I want to read/write data from Bigtable in Pyspark for that I am trying below example:
from __future__ import print_function
import sys
from pyspark import SparkContext
if __name__ == "__main__":
if len(sys.argv) != 9:
print("""
hbase_bigtable_output <project> <zone> <cluster> <table> <row> <family> <qualifier> <value>
Assumes you have created <table> with column family <family> in Bigtable cluster <cluster>
""", file=sys.stderr)
exit(-1)
project = sys.argv[1]
zone = sys.argv[2]
cluster = sys.argv[3]
table = sys.argv[4]
sc = SparkContext(appName="HBaseOutputFormat")
conf = {"hbase.client.connection.impl": "com.google.cloud.bigtable.hbase1_1.BigtableConnection",
"google.bigtable.project.id": project,
"google.bigtable.zone.name": zone,
"google.bigtable.cluster.name": cluster,
"hbase.mapred.outputtable": table,
"mapreduce.outputformat.class": "org.apache.hadoop.hbase.mapreduce.TableOutputFormat",
"mapreduce.job.output.key.class": "org.apache.hadoop.hbase.io.ImmutableBytesWritable",
"mapreduce.job.output.value.class": "org.apache.hadoop.io.Writable"}
keyConv = "org.apache.spark.examples.pythonconverters.StringToImmutableBytesWritableConverter"
valueConv = "org.apache.spark.examples.pythonconverters.StringListToPutConverter"
sc.parallelize([sys.argv[5:]]).map(lambda x: (x[0], x)).saveAsNewAPIHadoopDataset(
conf=conf,
keyConverter=keyConv,
valueConverter=valueConv)
sc.stop()
command :
gcloud dataproc jobs submit pyspark HBaseOutputFormat.py --cluster <clustername> --properties=^#^spark.jars.packages=com.google.cloud.bigtable:bigtable-hbase-1.1:0.2.2,org.apache.hbase:hbase-server:1.1.1,org.apache.hbase:hbase-common:1.1.1#spark.jars=/usr/lib/spark/examples/jars/spark-examples.jar
But Its throwing an error:
16/11/02 07:57:46 ERROR org.apache.spark.api.python.Converter: Failed to load converter: org.apache.spark.examples.pythonconverters.ImmutableBytesWritableToStringConverter
Traceback (most recent call last):
File "/tmp/97ee9dc4-6ad7-490b-888a-8ecc7421a438/hbase_bigtable_input.py", line 48, in <module>
conf=conf)
File "/usr/lib/spark/python/lib/pyspark.zip/pyspark/context.py", line 646, in newAPIHadoopRDD
File "/usr/lib/spark/python/lib/py4j-0.10.3-src.zip/py4j/java_gateway.py", line 1133, in __call__
File "/usr/lib/spark/python/lib/py4j-0.10.3-src.zip/py4j/protocol.py", line 319, in get_return_value
py4j.protocol.Py4JJavaError: An error occurred while calling z:org.apache.spark.api.python.PythonRDD.newAPIHadoopRDD.
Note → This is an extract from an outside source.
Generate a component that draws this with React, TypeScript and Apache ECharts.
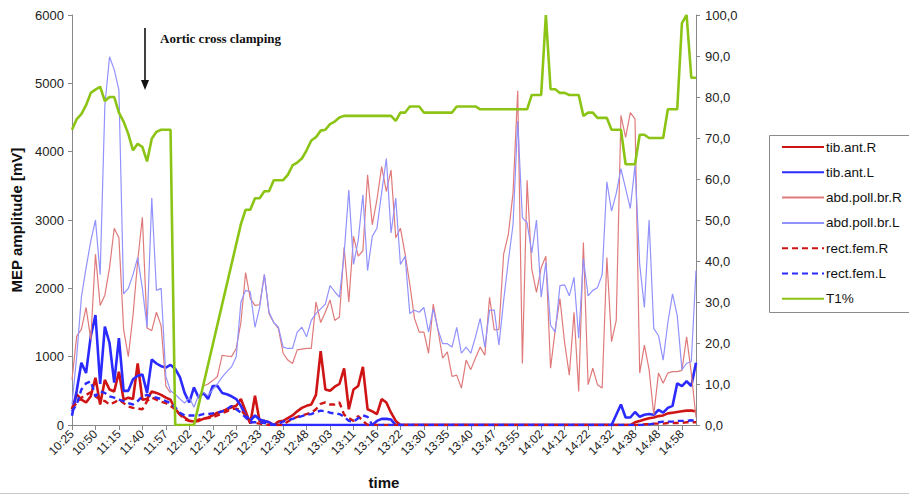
import React, { useEffect, useRef } from 'react';
import * as echarts from 'echarts';

const tickLabels = [
  '10:25', '10:50', '11:15', '11:40', '11:57', '12:02', '12:12', '12:25', '12:33',
  '12:38', '12:48', '13:03', '13:11', '13:16', '13:22', '13:30', '13:35', '13:40',
  '13:47', '13:55', '14:02', '14:12', '14:22', '14:32', '14:38', '14:48', '14:58',
];

const tibAntR = [
  230, 450, 370, 330, 420, 690, 300, 660, 520, 490,
  780, 370, 400, 380, 900, 370, 380, 490, 470, 440,
  400, 370, 230, 160, 110, 60, 50, 60, 90, 110,
  140, 180, 200, 230, 260, 280, 380, 200, 20, 430,
  50, 60, 40, 0, 50, 60, 100, 140, 200, 250,
  280, 300, 440, 1080, 520, 500, 560, 600, 830, 230,
  520, 570, 850, 230, 200, 160, 380, 330, 180, 60,
  0, 0, 0, 0, 0, 0, 0, 0, 0, 0,
  0, 0, 0, 0, 0, 0, 0, 0, 0, 0,
  0, 0, 0, 0, 0, 0, 0, 0, 0, 0,
  0, 0, 0, 0, 0, 0, 0, 0, 0, 0,
  0, 0, 0, 0, 0, 0, 0, 0, 0, 0,
  40, 60, 80, 100, 110, 130, 140, 170, 180, 190,
  200, 210, 210, 200,
];

const tibAntL = [
  135, 500, 910, 760, 1300, 1610, 600, 1440, 1200, 620,
  1270, 500, 500, 670, 720, 740, 470, 960, 900, 860,
  840, 880, 820, 700, 470, 330, 550, 400, 470, 380,
  570, 570, 470, 450, 420, 380, 280, 140, 60, 140,
  80, 60, 40, 0, 0, 0, 0, 0, 0, 0,
  0, 0, 0, 0, 0, 0, 0, 0, 0, 0,
  0, 0, 0, 0, 0, 60, 90, 90, 80, 0,
  0, 0, 0, 0, 0, 0, 0, 0, 0, 0,
  0, 0, 0, 0, 0, 0, 0, 0, 0, 0,
  0, 0, 0, 0, 0, 0, 0, 0, 0, 0,
  0, 0, 0, 0, 0, 0, 0, 0, 0, 0,
  0, 0, 0, 0, 0, 0, 150, 300, 110, 110,
  190, 120, 150, 160, 150, 220, 180, 250, 280, 610,
  570, 640, 570, 910,
];

const abdPollBrR = [
  660, 1300, 1400, 1720, 1250, 2500, 1750, 1900, 2300, 2880,
  2740, 1400, 1000, 1600, 2400, 3040, 1420, 1380, 1650, 1450,
  570, 470, null, null, null, null, null, null, 570, 600,
  650, 710, 1020, 1010, 1000, 1120, 1500, 2230, 1850, 1750,
  1760, 2200, 1630, 1500, 1410, 1050, 950, 900, 1100, 1110,
  1120, 1120, 1800, 1500, 1650, 1830, 1530, 1580, 2600, 1800,
  2760, 2470, 2550, 3660, 2930, 3300, 3780, 3420, 3730, 2740,
  2880, 2500, 2060, 1560, 1360, 1360, 1050, 1770, 1390, 980,
  1070, 710, 730, 540, 950, 810, 980, 1140, 1020, 1870,
  1390, 1400, 2500, 2790, 3390, 4890, 900, 3580, 2280, 1940,
  2300, 2470, 830, 1400, 1850, 1200, 730, 1650, 490, 2670,
  590, 830, 590, 540, 2450, 1220, 1530, 4530, 4210, 4570,
  4480, 760, 1170, 810, 150, 760, 610, 760, 780, 780,
  800, 1290, 760, 110,
];

const abdPollBrL = [
  300, 1000, 1870, 2300, 2690, 3000, 2200, 4670, 5390, 5200,
  4900, 1920, 2000, 2200, 2450, 2000, 1430, 3320, 1970, 2000,
  710, 500, 450, 380, 320, 400, 260, 440, 480, 430,
  520, 600, 700, 780, 850, 1000, 1800, 1970, 1950, 1430,
  1720, 2200, 1650, 1500, 1430, 1140, 1120, 1120, 1360, 1430,
  1290, 1530, 1630, 1700, 1770, 2040, 1950, 1870, 2500, 3440,
  2350, 2700, 3370, 2260, 2760, 2880, 3400, 3900, 2810, 3320,
  2350, 2470, 1630, 1680, 1650, 1720, 1360, 1700, 1400, 1190,
  1190, 1140, 1430, 1050, 1140, 1050, 1290, 1560, 1140, 1680,
  1680, 1170, 1820, 2400, 2930, 4450, 3030, 2960, 2520, 3000,
  1870, 2380, 1460, 1360, 2040, 2050, 1890, 2160, 1270, 2430,
  1890, 1970, 2010, 2200, 3560, 3130, 3390, 3750, 3460, 3170,
  3800, 2350, 1720, 3000, 1410, 1310, 950, 1500, 1920, 1600,
  810, 900, 930, 2260,
];

const rectFemR = [
  250, 320, 400, 440, 480, 420, 370, 350, 300, 330,
  370, 320, 270, 250, 240, 230, 350, 400, 370, 340,
  320, 280, 230, 150, 80, 60, 60, 80, 90, 100,
  110, 140, 170, 200, 230, 240, 220, 140, 40, 30,
  20, 10, 0, 0, 0, 0, 50, 90, 120, 140,
  160, 180, 230, 310, 330, 300, 300, 330, 150, 100,
  60, 130, 60, 0, 0, 0, 0, 0, 0, 0,
  0, 0, 0, 0, 0, 0, 0, 0, 0, 0,
  0, 0, 0, 0, 0, 0, 0, 0, 0, 0,
  0, 0, 0, 0, 0, 0, 0, 0, 0, 0,
  0, 0, 0, 0, 0, 0, 0, 0, 0, 0,
  0, 0, 0, 0, 0, 0, 0, 0, 0, 0,
  0, 0, 10, 10, 20, 20, 20, 30, 30, 30,
  30, 40, 40, 40,
];

const rectFemL = [
  200, 300, 520, 610, 640, 420, 490, 470, 420, 400,
  370, 350, 320, 300, 350, 420, 440, 420, 400, 380,
  350, 320, 260, 180, 140, 140, 140, 140, 160, 160,
  170, 180, 200, 230, 280, 230, 180, 110, 40, 40,
  40, 30, 10, 0, 20, 50, 70, 90, 110, 130,
  150, 160, 190, 210, 200, 180, 170, 160, 120, 60,
  50, 100, 140, 120, 0, 0, 0, 0, 0, 0,
  0, 0, 0, 0, 0, 0, 0, 0, 0, 0,
  0, 0, 0, 0, 0, 0, 0, 0, 0, 0,
  0, 0, 0, 0, 0, 0, 0, 0, 0, 0,
  0, 0, 0, 0, 0, 0, 0, 0, 0, 0,
  0, 0, 0, 0, 0, 0, 0, 0, 0, 0,
  0, 0, 0, 10, 20, 40, 50, 50, 50, 60,
  60, 60, 70, 60,
];

const t1Percent = [
  72, 74.6, 75.8, 78, 81, 81.8, 82.5, 79, 80, 80,
  76.2, 74, 71, 67, 68.6, 67.8, 64.3, 69.8, 71.5, 72,
  72, 72, 0, 0, 0, 0, 0, null, null, null,
  null, null, null, null, null, null, 49, 52.5, 52.5, 55.3,
  55.3, 57, 57, 59.7, 59.7, 59.7, 61, 63.3, 64, 65,
  67, 69.4, 70.2, 71.8, 72, 73.4, 74, 75, 75.4, 75.4,
  75.4, 75.4, 75.4, 75.4, 75.4, 75.4, 75.4, 75.4, 75.4, 74.2,
  76.2, 76.2, 77.7, 77.7, 77.7, 76.2, 76.2, 76.2, 76.2, 76.2,
  76.2, 76.2, 77.7, 77.7, 77.7, 77.7, 77.7, 77, 77, 77,
  77, 77, 77, 77, 77, 77, 77, 77, 80.5, 80.5,
  80.5, 100, 81.9, 81.9, 81, 81, 80.5, 80.5, 80.5, 75.4,
  76.2, 76.2, 74.9, 74.9, 74.9, 72, 72, 72, 63.6, 63.6,
  63.6, 70.8, 70.8, 70, 70, 70, 70, 77, 77, 77,
  98, 100, 84.7, 84.7,
];

const sampleNo = t1Percent.map((_, i) => String(i + 1));

const RED = '#cf1414';
const BLUE = '#2b2bff';
const LIGHT_RED = '#e07a7a';
const LIGHT_BLUE = '#9292ff';
const GREEN = '#8cc416';
const FONT = '"Liberation Sans", Arial, sans-serif';

export default function App() {
  const ref = useRef<HTMLDivElement>(null);
  useEffect(() => {
    const chart = echarts.init(ref.current!, null, { renderer: 'svg' });
    const line = (name: string, data: any[], color: string, width: number, dash?: number[], yAxisIndex = 0) => ({
      name,
      type: 'line',
      data,
      yAxisIndex,
      symbol: 'none',
      showSymbol: false,
      lineStyle: { color, width, type: dash ? dash : 'solid' },
      itemStyle: { color },
    });
    chart.setOption({
      animation: false,
      backgroundColor: '#fff',
      grid: { left: 72, right: 213, top: 15, bottom: 66, containLabel: false },
      xAxis: {
        type: 'category',
        data: sampleNo,
        boundaryGap: false,
        name: 'time',
        nameLocation: 'middle',
        nameGap: 50,
        nameTextStyle: { fontFamily: FONT, fontWeight: 'bold', fontSize: 15, color: '#111' },
        axisLine: { lineStyle: { color: '#888', width: 1 } },
        axisTick: { interval: 4, length: 5, lineStyle: { color: '#888' } },
        axisLabel: {
          interval: 4,
          rotate: 45,
          margin: 7,
          fontFamily: FONT,
          fontSize: 12,
          color: '#222',
          formatter: (_v: string, idx: number) => (idx % 5 === 0 ? tickLabels[idx / 5] ?? '' : ''),
        },
        splitLine: { show: false },
      },
      yAxis: [
        {
          type: 'value',
          min: 0,
          max: 6000,
          interval: 1000,
          name: 'MEP amplitude [mV]',
          nameLocation: 'middle',
          nameGap: 43,
          nameTextStyle: { fontFamily: FONT, fontWeight: 'bold', fontSize: 15, color: '#111' },
          axisLine: { show: true, lineStyle: { color: '#888' } },
          axisTick: { show: true, length: 4, lineStyle: { color: '#888' } },
          axisLabel: {
            fontFamily: FONT,
            fontSize: 13,
            color: '#222',
            margin: 8,
            formatter: (v: number) => String(v),
          },
          splitLine: { show: false },
        },
        {
          type: 'value',
          min: 0,
          max: 100,
          interval: 10,
          position: 'right',
          axisLine: { show: true, lineStyle: { color: '#888' } },
          axisTick: { show: true, length: 4, lineStyle: { color: '#888' } },
          axisLabel: {
            fontFamily: FONT,
            fontSize: 13,
            color: '#222',
            margin: 9,
            formatter: (v: number) => v.toFixed(1).replace('.', ','),
          },
          splitLine: { show: false },
        },
      ],
      legend: {
        orient: 'vertical',
        left: 781,
        top: 140,
        padding: 0,
        itemWidth: 42,
        itemHeight: 14,
        itemGap: 11.3,
        itemStyle: { opacity: 0 },
        textStyle: { fontFamily: FONT, fontSize: 13.5, color: '#111', padding: [0, 0, 0, -3] },
        data: ['tib.ant.R', 'tib.ant.L', 'abd.poll.br.R', 'abd.poll.br.L', 'rect.fem.R', 'rect.fem.L', 'T1%'],
      },
      graphic: [
        {
          type: 'rect',
          shape: { x: 769.5, y: 135.5, width: 170, height: 177 },
          style: { fill: 'none', stroke: '#8a8a8a', lineWidth: 1 },
          silent: true,
        },
        {
          type: 'line',
          shape: { x1: 0, y1: 493.5, x2: 909, y2: 493.5 },
          style: { stroke: '#c8c8c8', lineWidth: 1 },
          silent: true,
        },
        {
          type: 'line',
          shape: { x1: 145, y1: 28, x2: 145, y2: 82 },
          style: { stroke: '#111', lineWidth: 1.6 },
          silent: true,
        },
        {
          type: 'polygon',
          shape: { points: [[141, 80], [149, 80], [145, 90]] },
          style: { fill: '#111' },
          silent: true,
        },
        {
          type: 'text',
          x: 160,
          y: 38,
          style: {
            text: 'Aortic cross clamping',
            fontFamily: '"Liberation Serif", "Times New Roman", serif',
            fontWeight: 'bold',
            fontSize: 13,
            fill: '#111',
            verticalAlign: 'middle',
          },
          silent: true,
        },
      ],
      series: [
        line('tib.ant.R', tibAntR, RED, 2.6),
        line('tib.ant.L', tibAntL, BLUE, 2.6),
        line('abd.poll.br.R', abdPollBrR, LIGHT_RED, 1.2),
        line('abd.poll.br.L', abdPollBrL, LIGHT_BLUE, 1.2),
        line('rect.fem.R', rectFemR, RED, 2.4, [6, 4]),
        line('rect.fem.L', rectFemL, BLUE, 2.4, [6, 4]),
        { ...line('T1%', t1Percent, GREEN, 2.6, undefined, 1), connectNulls: true },
      ],
    });
    return () => chart.dispose();
  }, []);
  return (
    <div
      ref={ref}
      style={{ position: 'absolute', left: 0, top: 0, width: 909, height: 495, background: '#fff' }}
    />
  );
}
: java.lang.ClassNotFoundException: org.apache.spark.examples.pythonconverters.ImmutableBytesWritableToStringConverter
at java.net.URLClassLoader.findClass(URLClassLoader.java:381)
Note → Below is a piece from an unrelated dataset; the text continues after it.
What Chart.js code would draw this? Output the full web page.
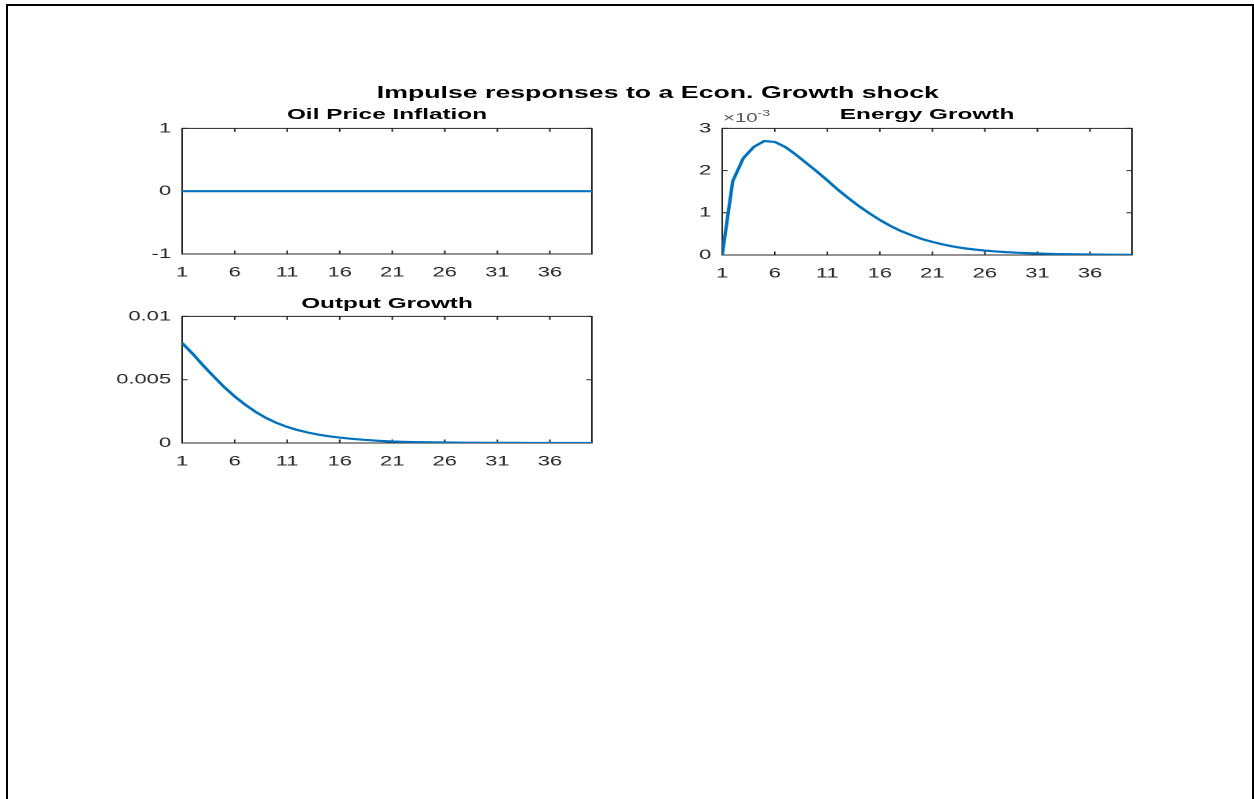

Then I tried to unzip the jar to see the classes and here is the list which I got:
> unzip /usr/lib/spark/examples/jars/spark-examples_2.11-2.0.1.jar
Output for pythonconverter classes:
org/apache/spark/examples/pythonconverters/
AvroConversionUtil$$anonfun$unpackArray$1.class AvroConversionUtil$$anonfun$unpackRecord$1.class AvroWrapperToJavaConverter.class
AvroConversionUtil$$anonfun$unpackArray$2.class AvroConversionUtil.class IndexedRecordToJavaConverter.class
AvroConversionUtil$$anonfun$unpackMap$1.class AvroConversionUtil$.class
That means the example jar which is shipped with google cloud dataproc 1.1 does not contain the python converters for Hbase
Does anyone know any workaround here to get the jar for dataproc and access the bigtable in pyspark job ?
Highly Appreciated!
Thank You,
Revan